— Start Provided records —

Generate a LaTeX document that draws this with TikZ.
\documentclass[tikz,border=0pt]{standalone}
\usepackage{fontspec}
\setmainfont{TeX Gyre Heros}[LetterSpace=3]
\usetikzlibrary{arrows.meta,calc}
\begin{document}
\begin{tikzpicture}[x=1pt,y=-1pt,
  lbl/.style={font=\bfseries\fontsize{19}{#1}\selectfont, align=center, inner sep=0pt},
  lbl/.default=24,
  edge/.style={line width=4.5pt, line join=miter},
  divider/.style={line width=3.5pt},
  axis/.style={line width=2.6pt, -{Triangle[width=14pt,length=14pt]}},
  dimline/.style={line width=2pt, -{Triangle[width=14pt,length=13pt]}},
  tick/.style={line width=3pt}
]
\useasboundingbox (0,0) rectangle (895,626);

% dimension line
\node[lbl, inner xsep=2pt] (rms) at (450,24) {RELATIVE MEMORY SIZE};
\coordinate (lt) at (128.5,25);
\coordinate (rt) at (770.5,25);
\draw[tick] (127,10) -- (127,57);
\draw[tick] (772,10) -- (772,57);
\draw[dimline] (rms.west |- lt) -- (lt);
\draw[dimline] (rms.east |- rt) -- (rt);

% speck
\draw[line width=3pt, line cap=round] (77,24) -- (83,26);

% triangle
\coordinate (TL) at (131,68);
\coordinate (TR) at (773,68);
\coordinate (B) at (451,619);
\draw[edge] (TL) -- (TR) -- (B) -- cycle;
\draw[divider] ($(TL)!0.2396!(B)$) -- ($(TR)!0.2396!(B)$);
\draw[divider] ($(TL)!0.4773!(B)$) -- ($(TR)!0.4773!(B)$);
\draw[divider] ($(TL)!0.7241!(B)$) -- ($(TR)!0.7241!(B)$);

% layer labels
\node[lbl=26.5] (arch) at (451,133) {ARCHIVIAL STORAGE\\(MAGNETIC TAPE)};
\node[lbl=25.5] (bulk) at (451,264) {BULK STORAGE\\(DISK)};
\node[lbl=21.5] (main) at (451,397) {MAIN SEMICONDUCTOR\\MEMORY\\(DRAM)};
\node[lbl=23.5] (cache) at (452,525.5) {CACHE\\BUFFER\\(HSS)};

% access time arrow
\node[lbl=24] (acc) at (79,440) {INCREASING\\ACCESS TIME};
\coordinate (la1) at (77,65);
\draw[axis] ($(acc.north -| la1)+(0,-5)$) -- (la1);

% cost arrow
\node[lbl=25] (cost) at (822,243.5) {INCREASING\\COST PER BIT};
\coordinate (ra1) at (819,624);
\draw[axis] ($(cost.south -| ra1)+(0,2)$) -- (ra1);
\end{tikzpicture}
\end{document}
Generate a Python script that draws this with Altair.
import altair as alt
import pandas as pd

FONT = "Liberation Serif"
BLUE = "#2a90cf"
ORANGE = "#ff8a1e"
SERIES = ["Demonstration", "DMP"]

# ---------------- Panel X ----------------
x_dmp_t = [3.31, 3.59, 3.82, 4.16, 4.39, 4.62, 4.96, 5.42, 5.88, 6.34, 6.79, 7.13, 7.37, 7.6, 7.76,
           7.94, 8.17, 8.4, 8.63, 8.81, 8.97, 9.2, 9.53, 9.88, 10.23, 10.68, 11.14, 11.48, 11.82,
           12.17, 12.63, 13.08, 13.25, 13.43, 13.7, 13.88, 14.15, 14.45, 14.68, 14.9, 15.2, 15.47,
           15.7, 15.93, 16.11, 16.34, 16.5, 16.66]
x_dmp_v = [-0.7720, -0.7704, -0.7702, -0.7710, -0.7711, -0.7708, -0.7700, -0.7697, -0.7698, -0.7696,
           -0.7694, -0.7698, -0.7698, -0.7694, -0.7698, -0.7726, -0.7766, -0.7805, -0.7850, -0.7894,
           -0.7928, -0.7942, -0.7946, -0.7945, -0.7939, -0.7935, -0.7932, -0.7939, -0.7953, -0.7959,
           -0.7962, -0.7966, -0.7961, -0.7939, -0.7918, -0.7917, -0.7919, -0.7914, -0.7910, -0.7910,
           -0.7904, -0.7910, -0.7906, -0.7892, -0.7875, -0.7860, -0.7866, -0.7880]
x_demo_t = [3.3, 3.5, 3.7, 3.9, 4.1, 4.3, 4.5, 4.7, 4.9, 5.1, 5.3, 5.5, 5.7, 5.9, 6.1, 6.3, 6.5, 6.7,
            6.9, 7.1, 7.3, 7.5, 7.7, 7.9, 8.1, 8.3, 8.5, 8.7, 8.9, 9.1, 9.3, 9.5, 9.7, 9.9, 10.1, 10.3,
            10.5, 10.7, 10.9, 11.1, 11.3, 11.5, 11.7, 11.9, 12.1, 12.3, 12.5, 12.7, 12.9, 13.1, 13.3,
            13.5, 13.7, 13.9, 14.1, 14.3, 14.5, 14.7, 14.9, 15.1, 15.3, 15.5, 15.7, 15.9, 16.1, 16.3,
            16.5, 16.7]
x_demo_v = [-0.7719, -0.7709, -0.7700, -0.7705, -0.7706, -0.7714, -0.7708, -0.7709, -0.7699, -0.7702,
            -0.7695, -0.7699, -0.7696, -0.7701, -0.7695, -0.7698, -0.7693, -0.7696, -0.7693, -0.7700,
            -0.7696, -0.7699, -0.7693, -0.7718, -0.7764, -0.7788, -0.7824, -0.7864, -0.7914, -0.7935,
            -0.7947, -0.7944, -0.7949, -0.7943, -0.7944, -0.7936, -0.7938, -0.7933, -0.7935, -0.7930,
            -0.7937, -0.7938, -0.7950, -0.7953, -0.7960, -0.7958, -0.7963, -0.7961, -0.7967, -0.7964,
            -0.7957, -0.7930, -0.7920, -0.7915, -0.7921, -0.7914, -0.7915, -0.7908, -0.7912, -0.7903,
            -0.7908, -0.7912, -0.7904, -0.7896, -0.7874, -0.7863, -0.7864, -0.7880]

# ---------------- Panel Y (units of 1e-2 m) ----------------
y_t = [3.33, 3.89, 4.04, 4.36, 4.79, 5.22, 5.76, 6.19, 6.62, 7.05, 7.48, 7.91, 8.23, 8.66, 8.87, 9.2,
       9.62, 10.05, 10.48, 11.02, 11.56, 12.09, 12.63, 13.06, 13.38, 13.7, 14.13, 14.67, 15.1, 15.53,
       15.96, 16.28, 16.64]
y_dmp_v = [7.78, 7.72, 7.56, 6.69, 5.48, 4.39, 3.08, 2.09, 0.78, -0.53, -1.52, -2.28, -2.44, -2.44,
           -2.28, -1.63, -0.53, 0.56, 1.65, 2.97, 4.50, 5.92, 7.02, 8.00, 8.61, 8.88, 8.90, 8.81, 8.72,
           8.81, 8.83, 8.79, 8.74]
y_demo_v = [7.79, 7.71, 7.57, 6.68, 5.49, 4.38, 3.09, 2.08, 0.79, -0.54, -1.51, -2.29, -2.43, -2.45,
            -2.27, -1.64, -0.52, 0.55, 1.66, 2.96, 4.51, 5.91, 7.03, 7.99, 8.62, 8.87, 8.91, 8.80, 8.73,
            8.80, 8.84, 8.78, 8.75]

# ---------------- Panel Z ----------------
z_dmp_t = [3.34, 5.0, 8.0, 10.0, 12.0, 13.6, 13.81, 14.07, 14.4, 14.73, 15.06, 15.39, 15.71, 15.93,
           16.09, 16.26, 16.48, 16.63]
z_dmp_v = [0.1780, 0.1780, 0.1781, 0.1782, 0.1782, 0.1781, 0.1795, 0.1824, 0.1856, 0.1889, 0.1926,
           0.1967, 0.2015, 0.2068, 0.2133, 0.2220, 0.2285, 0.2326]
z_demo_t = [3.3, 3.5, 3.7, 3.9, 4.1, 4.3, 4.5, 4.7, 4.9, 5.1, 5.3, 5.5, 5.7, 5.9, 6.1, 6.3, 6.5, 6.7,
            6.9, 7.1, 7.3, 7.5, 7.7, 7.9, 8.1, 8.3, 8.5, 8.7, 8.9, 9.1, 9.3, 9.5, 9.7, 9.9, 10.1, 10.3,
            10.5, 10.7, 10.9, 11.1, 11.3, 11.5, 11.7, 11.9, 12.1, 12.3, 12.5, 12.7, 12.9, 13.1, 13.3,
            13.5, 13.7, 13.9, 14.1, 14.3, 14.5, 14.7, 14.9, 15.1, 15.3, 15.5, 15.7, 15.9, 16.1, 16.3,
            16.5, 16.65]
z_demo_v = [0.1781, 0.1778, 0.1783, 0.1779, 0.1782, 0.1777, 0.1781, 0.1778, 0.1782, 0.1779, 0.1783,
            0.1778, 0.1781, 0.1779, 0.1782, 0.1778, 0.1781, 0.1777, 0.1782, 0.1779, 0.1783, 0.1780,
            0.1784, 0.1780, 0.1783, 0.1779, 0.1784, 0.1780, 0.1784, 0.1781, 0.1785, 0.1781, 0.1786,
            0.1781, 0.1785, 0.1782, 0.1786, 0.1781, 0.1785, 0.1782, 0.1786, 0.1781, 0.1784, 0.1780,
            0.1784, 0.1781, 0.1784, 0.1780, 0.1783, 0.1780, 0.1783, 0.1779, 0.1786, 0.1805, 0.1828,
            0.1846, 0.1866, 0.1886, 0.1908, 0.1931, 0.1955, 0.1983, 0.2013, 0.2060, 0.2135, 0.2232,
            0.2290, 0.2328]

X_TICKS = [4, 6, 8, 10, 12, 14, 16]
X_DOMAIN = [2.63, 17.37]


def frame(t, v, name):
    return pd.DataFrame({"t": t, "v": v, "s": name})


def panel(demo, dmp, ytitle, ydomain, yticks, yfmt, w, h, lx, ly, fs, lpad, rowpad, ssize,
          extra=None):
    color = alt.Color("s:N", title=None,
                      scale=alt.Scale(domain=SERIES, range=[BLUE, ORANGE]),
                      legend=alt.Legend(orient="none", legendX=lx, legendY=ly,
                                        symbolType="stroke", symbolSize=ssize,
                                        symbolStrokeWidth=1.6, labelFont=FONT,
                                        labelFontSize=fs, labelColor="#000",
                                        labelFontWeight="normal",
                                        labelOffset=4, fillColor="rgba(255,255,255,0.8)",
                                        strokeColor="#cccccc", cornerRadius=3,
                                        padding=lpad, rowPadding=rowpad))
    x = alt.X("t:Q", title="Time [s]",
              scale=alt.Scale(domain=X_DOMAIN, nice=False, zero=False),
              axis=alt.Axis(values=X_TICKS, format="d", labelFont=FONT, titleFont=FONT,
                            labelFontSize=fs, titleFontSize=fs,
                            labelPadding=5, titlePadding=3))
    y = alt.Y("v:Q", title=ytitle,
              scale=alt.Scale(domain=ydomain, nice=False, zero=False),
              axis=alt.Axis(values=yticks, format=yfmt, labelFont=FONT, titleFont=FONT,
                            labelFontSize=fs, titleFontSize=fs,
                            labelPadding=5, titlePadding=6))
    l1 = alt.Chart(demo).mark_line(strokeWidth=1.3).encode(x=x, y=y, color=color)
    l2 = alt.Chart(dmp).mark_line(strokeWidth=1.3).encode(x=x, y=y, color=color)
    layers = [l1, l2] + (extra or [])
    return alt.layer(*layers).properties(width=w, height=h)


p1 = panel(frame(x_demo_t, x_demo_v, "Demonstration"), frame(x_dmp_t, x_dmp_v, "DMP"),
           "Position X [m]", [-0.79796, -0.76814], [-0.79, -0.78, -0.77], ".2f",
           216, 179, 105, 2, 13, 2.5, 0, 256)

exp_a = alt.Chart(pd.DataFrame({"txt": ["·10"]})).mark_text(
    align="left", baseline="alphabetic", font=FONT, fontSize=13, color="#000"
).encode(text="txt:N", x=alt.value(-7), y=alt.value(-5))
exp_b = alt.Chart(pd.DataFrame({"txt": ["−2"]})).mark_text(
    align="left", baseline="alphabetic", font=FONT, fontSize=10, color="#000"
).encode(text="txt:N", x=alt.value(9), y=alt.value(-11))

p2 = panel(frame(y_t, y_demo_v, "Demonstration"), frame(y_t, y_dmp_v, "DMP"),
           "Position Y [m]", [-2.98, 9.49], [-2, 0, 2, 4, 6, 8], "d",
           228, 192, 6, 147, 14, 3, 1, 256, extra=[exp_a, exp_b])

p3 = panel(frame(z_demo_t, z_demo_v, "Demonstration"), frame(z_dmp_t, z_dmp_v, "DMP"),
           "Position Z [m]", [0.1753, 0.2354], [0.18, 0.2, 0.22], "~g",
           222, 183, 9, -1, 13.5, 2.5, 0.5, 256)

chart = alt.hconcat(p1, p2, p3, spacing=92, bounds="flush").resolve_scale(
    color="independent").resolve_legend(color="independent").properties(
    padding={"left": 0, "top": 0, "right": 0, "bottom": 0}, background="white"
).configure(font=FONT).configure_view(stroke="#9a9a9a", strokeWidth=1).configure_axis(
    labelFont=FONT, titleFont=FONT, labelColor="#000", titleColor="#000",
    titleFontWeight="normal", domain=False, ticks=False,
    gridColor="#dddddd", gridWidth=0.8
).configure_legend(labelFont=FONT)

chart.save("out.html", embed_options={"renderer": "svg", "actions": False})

— End Provided records —
— Start Provided records —

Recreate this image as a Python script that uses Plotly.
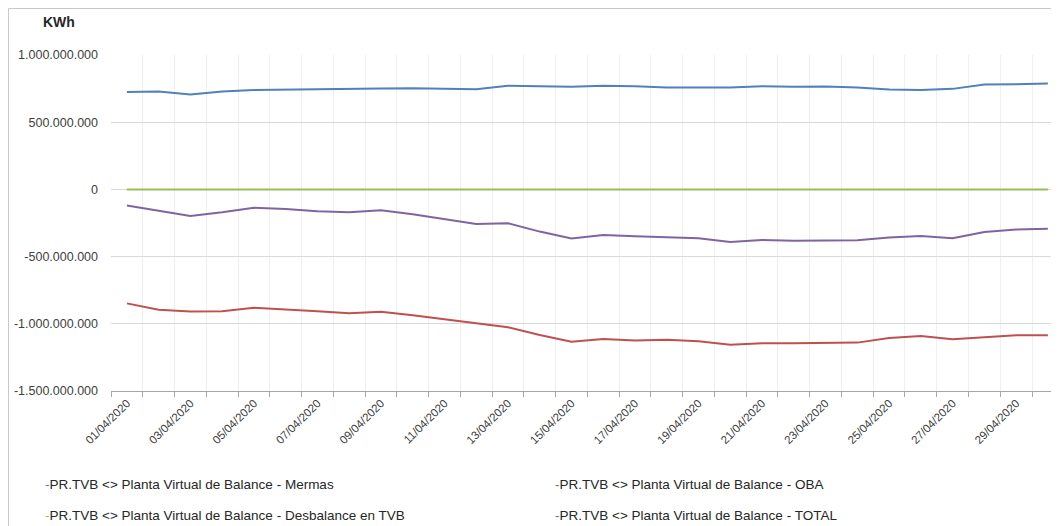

— End Provided records —
— Start Provided records —

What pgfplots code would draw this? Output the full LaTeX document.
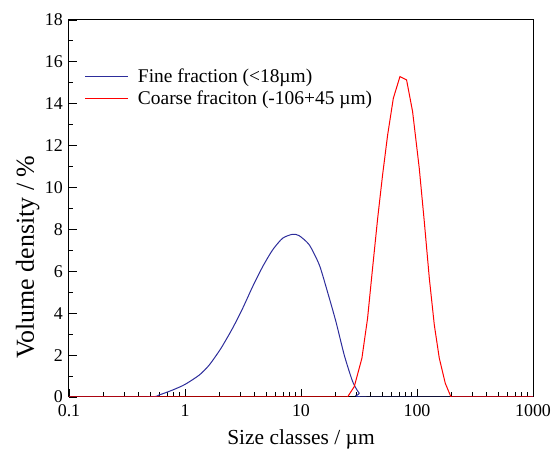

— End Provided records —

Given exercise - Look back at the entries above. Retype the line with "Generate a LaTeX", the line with "(77,24) -- (83,26);", and all lines in between.

Full output -
Generate a LaTeX document that draws this with TikZ.
\documentclass[tikz,border=0pt]{standalone}
\usepackage{fontspec}
\setmainfont{TeX Gyre Heros}[LetterSpace=3]
\usetikzlibrary{arrows.meta,calc}
\begin{document}
\begin{tikzpicture}[x=1pt,y=-1pt,
  lbl/.style={font=\bfseries\fontsize{19}{#1}\selectfont, align=center, inner sep=0pt},
  lbl/.default=24,
  edge/.style={line width=4.5pt, line join=miter},
  divider/.style={line width=3.5pt},
  axis/.style={line width=2.6pt, -{Triangle[width=14pt,length=14pt]}},
  dimline/.style={line width=2pt, -{Triangle[width=14pt,length=13pt]}},
  tick/.style={line width=3pt}
]
\useasboundingbox (0,0) rectangle (895,626);

% dimension line
\node[lbl, inner xsep=2pt] (rms) at (450,24) {RELATIVE MEMORY SIZE};
\coordinate (lt) at (128.5,25);
\coordinate (rt) at (770.5,25);
\draw[tick] (127,10) -- (127,57);
\draw[tick] (772,10) -- (772,57);
\draw[dimline] (rms.west |- lt) -- (lt);
\draw[dimline] (rms.east |- rt) -- (rt);

% speck
\draw[line width=3pt, line cap=round] (77,24) -- (83,26);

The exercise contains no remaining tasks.